Weekend Dive and Focus in Freediving and Spearfishing

I took out my new boat for a decent run. It went well but there is a bit of a splutter at high revs. Wind was up more than forecasted but Mark and I assumed it would drop as it most often does when forecasted from the north or northwest. I guessed it would glass-out later and was correct.

I got my first jelly fish sting. We were diving on a deeper reef and on the descent through the water column there were the odd jelly fish - small - about 4 inches across the dome but some had long tentacles of up to perhaps a meter. They were a light pink to lilac colour.
We were drift-diving as the current was fresh. After a few dives Mark had a go and then when I got back in the jellyfish density was way up. I would see at least 20-30 on every dive - there was a thermocline at about 12-15 m from the surface dropping from 16 to 14 deg - there were no jellyfish in the colder water. I was doing zig zag ascents and descents through the perceived obstacle course. After one dive I surfaced with a tentacle on my lip - it stung - only about 20% of a blue bottles' venomous blast, but enough to make me avoid them with greater intent on subsequent downs.

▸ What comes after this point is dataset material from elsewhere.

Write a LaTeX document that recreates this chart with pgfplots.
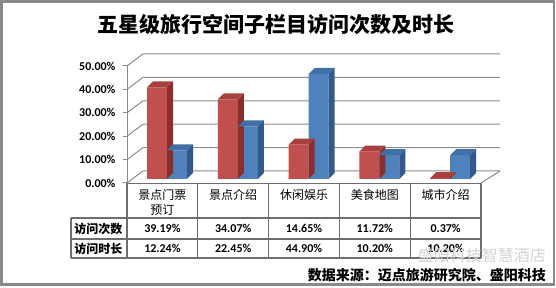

On a few descents I thought about the post I made last week on one's focus during apnea and my focus. I keep it pretty passive on the spearfishing dives but not so focused that I turn down my senses - that would be risky as I may crash into the reef or not see the sand tigre approaching.

In shallow water I will focus much less on what I do to conserve energy as it is more expendable due to the lessened risk of blackout. In the deep dives I will increasing switch off (reduce thought and active looking around) as far as possible - the main risk as I see it being collisions with the bottom especially in poor viz.

Yesterday for instance, the viz was good down to about 22 m then it dropped to about 4-5 m. The reef is jagged an drops from 23 to 35 m. Switching off mentally and tucking in my chin (i.e. looking sideways instead of down)would be risky in the dirtier water below. So if I know the reef well I could set a depth alarm on my watch to say 18 m and during the first 18 m I can shut down mentally and tuck in my chin, but beyond that (after my alarm goes off) I best "wake up". Assuming I mitigated the collision risk I still risk missing big fish (or sharks) higher up by switching off. So it's a trade off. If I am very fit the extent to which I must switch off reduces.

What about focus in a safe environment - where collisions are unlikely or where I want to push my breath?
I have tried various actions with varying degrees of success. If seeking a fish, closing my eyes is not an option - I rather focus onto an object near but in the plane where I expect to see a fish. This way the fishes motion triggers a "snap out of it" response and I begin to take actions to get the fish. The shut eye thing works too though - also a partial upward squint focus of my eyes - mediatitve technique - has also be successfull for me. Be sire to have competent back-up in experimenting with new techniques.

Jaques Mayol was known for his application of meditation before a dive. This meditation would no doubt max out his focus enabling him to reach his formerly amazing 105 m dive. In my prior post I wrote of how doing math was studied during apnea and it interfered with the heart rate reduction(bradycardia) which is a key aspect of the dive response. I doubt Jaques Mayol would have been doing any more reasoning than necessary on his deep dives. If I seek to push my breathhold I prefer focus outside my body on some object or point in space.

For safety it is important to train thoroughly and incrementally so that most of your actions are burnt into your subconscious rather than you having to think about them lest you loose focus and experience a rising heart rate with its counter-apnea effect. We prefer a low heart rate - meditation does this - try it and check your pulse before and after.

This last weekend I obtained a few more journal articles and had some great reading and even tried a few experiments. More to come about those over the next month or so. I plan to rope my kids into some of these experiments too and see what we can learn.